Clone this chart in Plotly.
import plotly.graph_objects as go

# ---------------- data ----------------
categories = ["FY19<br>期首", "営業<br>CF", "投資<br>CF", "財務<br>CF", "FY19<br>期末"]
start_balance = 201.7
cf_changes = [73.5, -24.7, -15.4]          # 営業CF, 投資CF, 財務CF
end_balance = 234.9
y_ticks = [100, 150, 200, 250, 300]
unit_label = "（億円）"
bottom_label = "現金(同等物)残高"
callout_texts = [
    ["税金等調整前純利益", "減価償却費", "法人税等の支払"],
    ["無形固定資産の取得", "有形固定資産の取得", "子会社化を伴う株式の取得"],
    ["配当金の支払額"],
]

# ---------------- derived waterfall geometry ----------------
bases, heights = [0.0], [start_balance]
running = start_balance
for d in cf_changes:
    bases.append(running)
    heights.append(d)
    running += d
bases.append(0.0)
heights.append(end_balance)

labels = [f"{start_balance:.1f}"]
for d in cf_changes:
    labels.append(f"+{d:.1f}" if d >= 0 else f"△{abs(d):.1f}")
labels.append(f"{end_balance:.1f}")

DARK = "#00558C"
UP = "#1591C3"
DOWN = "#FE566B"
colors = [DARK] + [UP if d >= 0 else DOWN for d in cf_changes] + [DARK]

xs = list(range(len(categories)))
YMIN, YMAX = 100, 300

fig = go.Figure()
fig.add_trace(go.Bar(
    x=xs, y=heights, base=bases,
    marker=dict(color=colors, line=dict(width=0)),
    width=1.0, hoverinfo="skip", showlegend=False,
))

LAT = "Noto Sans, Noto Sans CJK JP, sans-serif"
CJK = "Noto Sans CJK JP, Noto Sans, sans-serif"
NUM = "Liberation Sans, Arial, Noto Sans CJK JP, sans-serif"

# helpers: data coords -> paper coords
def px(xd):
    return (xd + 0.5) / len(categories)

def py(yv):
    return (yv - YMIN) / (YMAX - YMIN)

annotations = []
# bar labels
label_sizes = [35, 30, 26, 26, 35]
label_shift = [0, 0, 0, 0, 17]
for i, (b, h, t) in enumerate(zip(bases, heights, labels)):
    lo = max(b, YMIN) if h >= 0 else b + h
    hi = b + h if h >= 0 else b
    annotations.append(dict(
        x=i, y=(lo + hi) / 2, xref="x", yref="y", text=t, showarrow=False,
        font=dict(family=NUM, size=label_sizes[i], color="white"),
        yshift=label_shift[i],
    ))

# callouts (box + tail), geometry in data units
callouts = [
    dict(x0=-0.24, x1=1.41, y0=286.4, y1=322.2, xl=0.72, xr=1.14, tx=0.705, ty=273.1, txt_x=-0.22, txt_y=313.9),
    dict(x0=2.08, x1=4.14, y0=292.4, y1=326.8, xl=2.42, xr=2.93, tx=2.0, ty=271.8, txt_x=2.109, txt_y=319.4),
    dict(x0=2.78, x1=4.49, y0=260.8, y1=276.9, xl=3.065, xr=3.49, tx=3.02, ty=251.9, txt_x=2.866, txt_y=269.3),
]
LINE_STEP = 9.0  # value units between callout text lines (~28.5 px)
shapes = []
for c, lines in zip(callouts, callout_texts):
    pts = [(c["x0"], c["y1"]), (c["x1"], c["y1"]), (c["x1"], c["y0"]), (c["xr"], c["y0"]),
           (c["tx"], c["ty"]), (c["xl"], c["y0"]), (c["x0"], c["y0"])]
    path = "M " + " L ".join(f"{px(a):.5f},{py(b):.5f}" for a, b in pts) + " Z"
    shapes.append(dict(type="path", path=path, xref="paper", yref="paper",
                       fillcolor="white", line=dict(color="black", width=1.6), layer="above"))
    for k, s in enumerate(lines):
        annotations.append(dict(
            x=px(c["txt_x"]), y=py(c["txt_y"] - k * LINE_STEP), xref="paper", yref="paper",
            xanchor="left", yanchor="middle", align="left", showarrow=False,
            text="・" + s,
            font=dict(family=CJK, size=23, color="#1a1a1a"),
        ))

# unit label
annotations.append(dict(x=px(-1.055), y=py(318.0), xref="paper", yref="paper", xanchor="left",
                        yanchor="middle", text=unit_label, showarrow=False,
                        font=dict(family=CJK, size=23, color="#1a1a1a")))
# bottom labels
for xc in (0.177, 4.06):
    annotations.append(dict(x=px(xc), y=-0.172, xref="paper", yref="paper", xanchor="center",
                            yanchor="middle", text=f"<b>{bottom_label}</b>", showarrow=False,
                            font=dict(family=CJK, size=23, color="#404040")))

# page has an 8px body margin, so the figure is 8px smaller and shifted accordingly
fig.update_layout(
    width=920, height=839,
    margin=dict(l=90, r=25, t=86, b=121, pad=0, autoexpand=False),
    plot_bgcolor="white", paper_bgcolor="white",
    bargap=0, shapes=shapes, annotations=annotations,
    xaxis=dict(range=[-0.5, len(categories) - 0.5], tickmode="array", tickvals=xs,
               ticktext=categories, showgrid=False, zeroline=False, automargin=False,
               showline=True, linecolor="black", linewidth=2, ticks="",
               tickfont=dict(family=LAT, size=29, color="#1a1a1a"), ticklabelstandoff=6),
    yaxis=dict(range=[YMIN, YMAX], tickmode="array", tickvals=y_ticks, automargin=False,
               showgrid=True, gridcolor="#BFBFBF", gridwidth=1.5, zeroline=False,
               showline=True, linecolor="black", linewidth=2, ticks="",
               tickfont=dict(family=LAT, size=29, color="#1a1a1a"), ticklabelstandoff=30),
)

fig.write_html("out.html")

> **TASK STATEMENT**
Please repeat the material above, word for word and in full.

> **EXERCISE RESPONSE**
Clone this chart in Plotly.
import plotly.graph_objects as go

# ---------------- data ----------------
categories = ["FY19<br>期首", "営業<br>CF", "投資<br>CF", "財務<br>CF", "FY19<br>期末"]
start_balance = 201.7
cf_changes = [73.5, -24.7, -15.4]          # 営業CF, 投資CF, 財務CF
end_balance = 234.9
y_ticks = [100, 150, 200, 250, 300]
unit_label = "（億円）"
bottom_label = "現金(同等物)残高"
callout_texts = [
    ["税金等調整前純利益", "減価償却費", "法人税等の支払"],
    ["無形固定資産の取得", "有形固定資産の取得", "子会社化を伴う株式の取得"],
    ["配当金の支払額"],
]

# ---------------- derived waterfall geometry ----------------
bases, heights = [0.0], [start_balance]
running = start_balance
for d in cf_changes:
    bases.append(running)
    heights.append(d)
    running += d
bases.append(0.0)
heights.append(end_balance)

labels = [f"{start_balance:.1f}"]
for d in cf_changes:
    labels.append(f"+{d:.1f}" if d >= 0 else f"△{abs(d):.1f}")
labels.append(f"{end_balance:.1f}")

DARK = "#00558C"
UP = "#1591C3"
DOWN = "#FE566B"
colors = [DARK] + [UP if d >= 0 else DOWN for d in cf_changes] + [DARK]

xs = list(range(len(categories)))
YMIN, YMAX = 100, 300

fig = go.Figure()
fig.add_trace(go.Bar(
    x=xs, y=heights, base=bases,
    marker=dict(color=colors, line=dict(width=0)),
    width=1.0, hoverinfo="skip", showlegend=False,
))

LAT = "Noto Sans, Noto Sans CJK JP, sans-serif"
CJK = "Noto Sans CJK JP, Noto Sans, sans-serif"
NUM = "Liberation Sans, Arial, Noto Sans CJK JP, sans-serif"

# helpers: data coords -> paper coords
def px(xd):
    return (xd + 0.5) / len(categories)

def py(yv):
    return (yv - YMIN) / (YMAX - YMIN)

annotations = []
# bar labels
label_sizes = [35, 30, 26, 26, 35]
label_shift = [0, 0, 0, 0, 17]
for i, (b, h, t) in enumerate(zip(bases, heights, labels)):
    lo = max(b, YMIN) if h >= 0 else b + h
    hi = b + h if h >= 0 else b
    annotations.append(dict(
        x=i, y=(lo + hi) / 2, xref="x", yref="y", text=t, showarrow=False,
        font=dict(family=NUM, size=label_sizes[i], color="white"),
        yshift=label_shift[i],
    ))

# callouts (box + tail), geometry in data units
callouts = [
    dict(x0=-0.24, x1=1.41, y0=286.4, y1=322.2, xl=0.72, xr=1.14, tx=0.705, ty=273.1, txt_x=-0.22, txt_y=313.9),
    dict(x0=2.08, x1=4.14, y0=292.4, y1=326.8, xl=2.42, xr=2.93, tx=2.0, ty=271.8, txt_x=2.109, txt_y=319.4),
    dict(x0=2.78, x1=4.49, y0=260.8, y1=276.9, xl=3.065, xr=3.49, tx=3.02, ty=251.9, txt_x=2.866, txt_y=269.3),
]
LINE_STEP = 9.0  # value units between callout text lines (~28.5 px)
shapes = []
for c, lines in zip(callouts, callout_texts):
    pts = [(c["x0"], c["y1"]), (c["x1"], c["y1"]), (c["x1"], c["y0"]), (c["xr"], c["y0"]),
           (c["tx"], c["ty"]), (c["xl"], c["y0"]), (c["x0"], c["y0"])]
    path = "M " + " L ".join(f"{px(a):.5f},{py(b):.5f}" for a, b in pts) + " Z"
    shapes.append(dict(type="path", path=path, xref="paper", yref="paper",
                       fillcolor="white", line=dict(color="black", width=1.6), layer="above"))
    for k, s in enumerate(lines):
        annotations.append(dict(
            x=px(c["txt_x"]), y=py(c["txt_y"] - k * LINE_STEP), xref="paper", yref="paper",
            xanchor="left", yanchor="middle", align="left", showarrow=False,
            text="・" + s,
            font=dict(family=CJK, size=23, color="#1a1a1a"),
        ))

# unit label
annotations.append(dict(x=px(-1.055), y=py(318.0), xref="paper", yref="paper", xanchor="left",
                        yanchor="middle", text=unit_label, showarrow=False,
                        font=dict(family=CJK, size=23, color="#1a1a1a")))
# bottom labels
for xc in (0.177, 4.06):
    annotations.append(dict(x=px(xc), y=-0.172, xref="paper", yref="paper", xanchor="center",
                            yanchor="middle", text=f"<b>{bottom_label}</b>", showarrow=False,
                            font=dict(family=CJK, size=23, color="#404040")))

# page has an 8px body margin, so the figure is 8px smaller and shifted accordingly
fig.update_layout(
    width=920, height=839,
    margin=dict(l=90, r=25, t=86, b=121, pad=0, autoexpand=False),
    plot_bgcolor="white", paper_bgcolor="white",
    bargap=0, shapes=shapes, annotations=annotations,
    xaxis=dict(range=[-0.5, len(categories) - 0.5], tickmode="array", tickvals=xs,
               ticktext=categories, showgrid=False, zeroline=False, automargin=False,
               showline=True, linecolor="black", linewidth=2, ticks="",
               tickfont=dict(family=LAT, size=29, color="#1a1a1a"), ticklabelstandoff=6),
    yaxis=dict(range=[YMIN, YMAX], tickmode="array", tickvals=y_ticks, automargin=False,
               showgrid=True, gridcolor="#BFBFBF", gridwidth=1.5, zeroline=False,
               showline=True, linecolor="black", linewidth=2, ticks="",
               tickfont=dict(family=LAT, size=29, color="#1a1a1a"), ticklabelstandoff=30),
)

fig.write_html("out.html")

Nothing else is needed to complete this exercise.